◆ WHAT TO WORK ON
Begin with the line holding "Clone this chart in seaborn and matplotlib.", end with the line holding "from matplotlib.lines import Line2D", and repeat every line in between exactly, without pictures.

[Rows from a dataset of charts and code]
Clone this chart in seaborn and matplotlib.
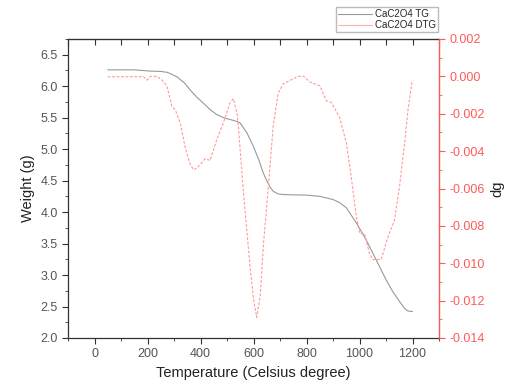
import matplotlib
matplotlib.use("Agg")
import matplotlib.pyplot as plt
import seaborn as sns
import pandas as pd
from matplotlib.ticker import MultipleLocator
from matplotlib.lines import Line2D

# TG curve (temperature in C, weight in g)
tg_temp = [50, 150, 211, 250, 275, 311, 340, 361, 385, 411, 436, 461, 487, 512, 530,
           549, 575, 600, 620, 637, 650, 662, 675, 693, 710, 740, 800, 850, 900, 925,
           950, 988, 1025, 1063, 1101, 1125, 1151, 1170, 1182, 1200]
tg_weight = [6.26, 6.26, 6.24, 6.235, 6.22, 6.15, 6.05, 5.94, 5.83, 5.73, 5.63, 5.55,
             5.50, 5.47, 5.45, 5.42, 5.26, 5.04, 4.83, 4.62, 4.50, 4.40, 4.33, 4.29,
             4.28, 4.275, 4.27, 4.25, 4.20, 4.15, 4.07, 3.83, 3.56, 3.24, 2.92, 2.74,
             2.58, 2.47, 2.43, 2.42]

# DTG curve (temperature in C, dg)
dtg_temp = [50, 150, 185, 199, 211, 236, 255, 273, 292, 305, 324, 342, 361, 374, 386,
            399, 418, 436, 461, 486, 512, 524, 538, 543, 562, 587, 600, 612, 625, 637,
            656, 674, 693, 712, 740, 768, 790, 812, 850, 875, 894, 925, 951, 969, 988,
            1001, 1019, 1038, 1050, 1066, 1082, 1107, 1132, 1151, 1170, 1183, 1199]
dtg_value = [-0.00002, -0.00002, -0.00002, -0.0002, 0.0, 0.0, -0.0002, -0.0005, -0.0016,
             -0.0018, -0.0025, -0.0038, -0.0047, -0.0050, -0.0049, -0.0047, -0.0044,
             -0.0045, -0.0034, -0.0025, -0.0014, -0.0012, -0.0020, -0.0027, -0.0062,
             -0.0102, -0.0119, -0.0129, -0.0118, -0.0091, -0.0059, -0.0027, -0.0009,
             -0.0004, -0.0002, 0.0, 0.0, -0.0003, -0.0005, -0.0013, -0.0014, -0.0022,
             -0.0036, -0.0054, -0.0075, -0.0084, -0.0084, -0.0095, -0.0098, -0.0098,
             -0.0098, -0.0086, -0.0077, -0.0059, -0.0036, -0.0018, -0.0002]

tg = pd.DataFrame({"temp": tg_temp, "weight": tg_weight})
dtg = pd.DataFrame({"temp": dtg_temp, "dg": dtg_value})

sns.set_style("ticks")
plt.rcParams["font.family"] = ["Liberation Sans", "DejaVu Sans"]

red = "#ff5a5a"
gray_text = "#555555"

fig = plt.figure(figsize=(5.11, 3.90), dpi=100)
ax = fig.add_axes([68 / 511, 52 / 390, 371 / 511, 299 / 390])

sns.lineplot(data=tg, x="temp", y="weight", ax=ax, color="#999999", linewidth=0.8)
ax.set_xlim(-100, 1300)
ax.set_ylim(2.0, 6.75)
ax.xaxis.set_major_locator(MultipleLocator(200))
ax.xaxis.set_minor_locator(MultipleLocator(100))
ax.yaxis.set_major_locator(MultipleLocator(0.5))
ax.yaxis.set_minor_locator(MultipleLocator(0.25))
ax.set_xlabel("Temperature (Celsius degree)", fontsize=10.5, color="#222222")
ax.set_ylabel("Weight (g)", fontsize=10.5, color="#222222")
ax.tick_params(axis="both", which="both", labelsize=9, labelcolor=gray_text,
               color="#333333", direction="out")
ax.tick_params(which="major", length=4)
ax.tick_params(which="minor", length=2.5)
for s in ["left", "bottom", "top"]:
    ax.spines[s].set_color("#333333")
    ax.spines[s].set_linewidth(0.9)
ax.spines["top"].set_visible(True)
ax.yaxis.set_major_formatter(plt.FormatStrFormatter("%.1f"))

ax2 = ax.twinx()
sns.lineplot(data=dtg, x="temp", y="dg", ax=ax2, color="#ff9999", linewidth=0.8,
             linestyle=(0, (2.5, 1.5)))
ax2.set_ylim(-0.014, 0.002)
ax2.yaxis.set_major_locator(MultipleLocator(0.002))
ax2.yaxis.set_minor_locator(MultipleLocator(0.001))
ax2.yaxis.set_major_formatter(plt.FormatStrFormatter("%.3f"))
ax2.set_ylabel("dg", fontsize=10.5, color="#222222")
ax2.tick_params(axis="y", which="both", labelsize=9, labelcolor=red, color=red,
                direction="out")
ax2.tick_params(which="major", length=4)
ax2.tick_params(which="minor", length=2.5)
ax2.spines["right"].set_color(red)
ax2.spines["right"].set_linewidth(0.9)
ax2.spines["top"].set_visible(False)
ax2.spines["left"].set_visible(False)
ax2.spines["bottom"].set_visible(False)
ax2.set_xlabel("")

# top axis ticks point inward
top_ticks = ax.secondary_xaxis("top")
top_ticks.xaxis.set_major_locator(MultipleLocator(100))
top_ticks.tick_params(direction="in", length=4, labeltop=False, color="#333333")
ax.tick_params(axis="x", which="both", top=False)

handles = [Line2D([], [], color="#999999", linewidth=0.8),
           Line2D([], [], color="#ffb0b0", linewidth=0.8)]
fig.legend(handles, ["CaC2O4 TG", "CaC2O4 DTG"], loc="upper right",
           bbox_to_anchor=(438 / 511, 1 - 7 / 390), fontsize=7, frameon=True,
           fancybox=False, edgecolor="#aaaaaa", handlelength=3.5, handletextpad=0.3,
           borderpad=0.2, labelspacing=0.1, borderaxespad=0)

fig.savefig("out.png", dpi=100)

==

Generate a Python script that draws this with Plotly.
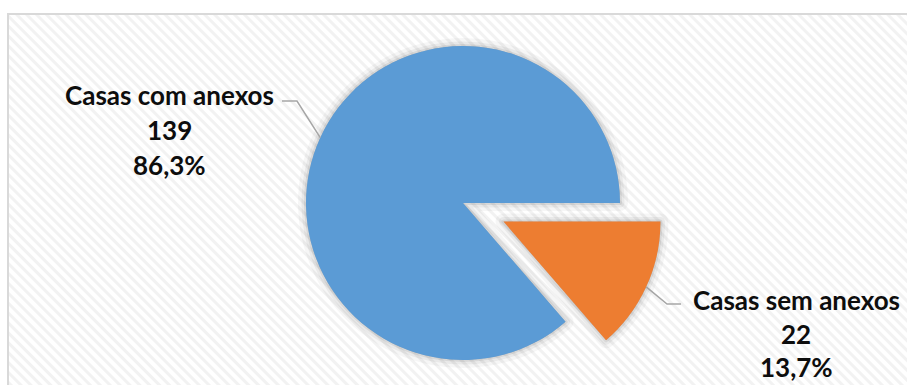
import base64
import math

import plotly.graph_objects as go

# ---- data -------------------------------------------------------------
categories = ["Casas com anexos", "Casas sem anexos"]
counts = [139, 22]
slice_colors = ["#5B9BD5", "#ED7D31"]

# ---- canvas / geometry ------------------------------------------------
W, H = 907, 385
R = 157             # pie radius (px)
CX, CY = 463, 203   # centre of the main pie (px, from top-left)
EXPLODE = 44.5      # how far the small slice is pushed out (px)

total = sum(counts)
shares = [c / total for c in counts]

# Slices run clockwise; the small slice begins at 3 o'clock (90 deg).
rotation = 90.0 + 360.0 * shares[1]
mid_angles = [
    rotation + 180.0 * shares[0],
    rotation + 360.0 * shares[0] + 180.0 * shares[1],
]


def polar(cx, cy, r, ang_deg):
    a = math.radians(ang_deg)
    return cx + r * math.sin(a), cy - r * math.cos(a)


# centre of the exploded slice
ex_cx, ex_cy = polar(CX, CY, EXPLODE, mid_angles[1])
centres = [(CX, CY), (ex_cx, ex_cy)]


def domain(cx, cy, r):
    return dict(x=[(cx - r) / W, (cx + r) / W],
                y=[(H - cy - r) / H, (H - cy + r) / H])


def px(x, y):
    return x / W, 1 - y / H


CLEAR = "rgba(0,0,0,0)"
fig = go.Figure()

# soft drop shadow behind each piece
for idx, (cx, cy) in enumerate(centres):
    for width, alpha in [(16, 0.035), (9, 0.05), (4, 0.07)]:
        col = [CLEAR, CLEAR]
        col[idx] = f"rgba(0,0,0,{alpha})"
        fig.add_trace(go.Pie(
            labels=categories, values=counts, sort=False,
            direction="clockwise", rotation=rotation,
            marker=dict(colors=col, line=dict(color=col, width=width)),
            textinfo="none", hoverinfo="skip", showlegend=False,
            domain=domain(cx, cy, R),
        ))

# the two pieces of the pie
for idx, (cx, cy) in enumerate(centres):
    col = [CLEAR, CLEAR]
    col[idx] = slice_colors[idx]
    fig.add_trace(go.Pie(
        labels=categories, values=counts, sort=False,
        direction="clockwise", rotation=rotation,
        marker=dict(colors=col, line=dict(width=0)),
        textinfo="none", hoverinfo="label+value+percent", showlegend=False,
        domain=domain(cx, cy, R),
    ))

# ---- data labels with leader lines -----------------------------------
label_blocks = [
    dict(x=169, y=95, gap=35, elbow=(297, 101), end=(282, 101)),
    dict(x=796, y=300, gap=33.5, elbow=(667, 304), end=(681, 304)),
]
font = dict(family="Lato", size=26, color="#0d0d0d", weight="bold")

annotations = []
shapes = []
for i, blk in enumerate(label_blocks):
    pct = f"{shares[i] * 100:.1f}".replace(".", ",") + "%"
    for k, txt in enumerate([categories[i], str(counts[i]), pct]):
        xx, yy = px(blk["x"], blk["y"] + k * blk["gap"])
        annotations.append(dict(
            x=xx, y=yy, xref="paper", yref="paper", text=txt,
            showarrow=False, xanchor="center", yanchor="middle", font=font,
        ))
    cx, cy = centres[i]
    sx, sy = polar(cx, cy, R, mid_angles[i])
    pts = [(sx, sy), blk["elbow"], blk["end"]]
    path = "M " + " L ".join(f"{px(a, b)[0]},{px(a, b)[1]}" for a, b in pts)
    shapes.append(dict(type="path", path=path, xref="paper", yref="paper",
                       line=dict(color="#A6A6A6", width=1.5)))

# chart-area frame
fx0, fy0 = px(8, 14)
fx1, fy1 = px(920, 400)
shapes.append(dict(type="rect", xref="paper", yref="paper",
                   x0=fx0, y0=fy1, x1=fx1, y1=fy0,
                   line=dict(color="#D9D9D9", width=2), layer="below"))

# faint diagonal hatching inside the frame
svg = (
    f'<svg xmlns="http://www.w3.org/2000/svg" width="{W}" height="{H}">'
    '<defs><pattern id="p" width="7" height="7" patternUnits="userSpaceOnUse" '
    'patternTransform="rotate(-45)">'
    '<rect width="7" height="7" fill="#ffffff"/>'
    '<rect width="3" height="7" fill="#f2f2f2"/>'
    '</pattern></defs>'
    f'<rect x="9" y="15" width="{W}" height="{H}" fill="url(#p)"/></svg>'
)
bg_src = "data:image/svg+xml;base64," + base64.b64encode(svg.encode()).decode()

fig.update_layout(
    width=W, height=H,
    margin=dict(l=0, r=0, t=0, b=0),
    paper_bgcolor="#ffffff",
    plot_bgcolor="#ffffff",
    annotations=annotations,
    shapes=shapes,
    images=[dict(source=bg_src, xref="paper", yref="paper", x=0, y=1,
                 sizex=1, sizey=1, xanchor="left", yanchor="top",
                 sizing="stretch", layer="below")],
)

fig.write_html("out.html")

◆ RESPONSE TO THIS EXERCISE
Clone this chart in seaborn and matplotlib.
import matplotlib
matplotlib.use("Agg")
import matplotlib.pyplot as plt
import seaborn as sns
import pandas as pd
from matplotlib.ticker import MultipleLocator
from matplotlib.lines import Line2D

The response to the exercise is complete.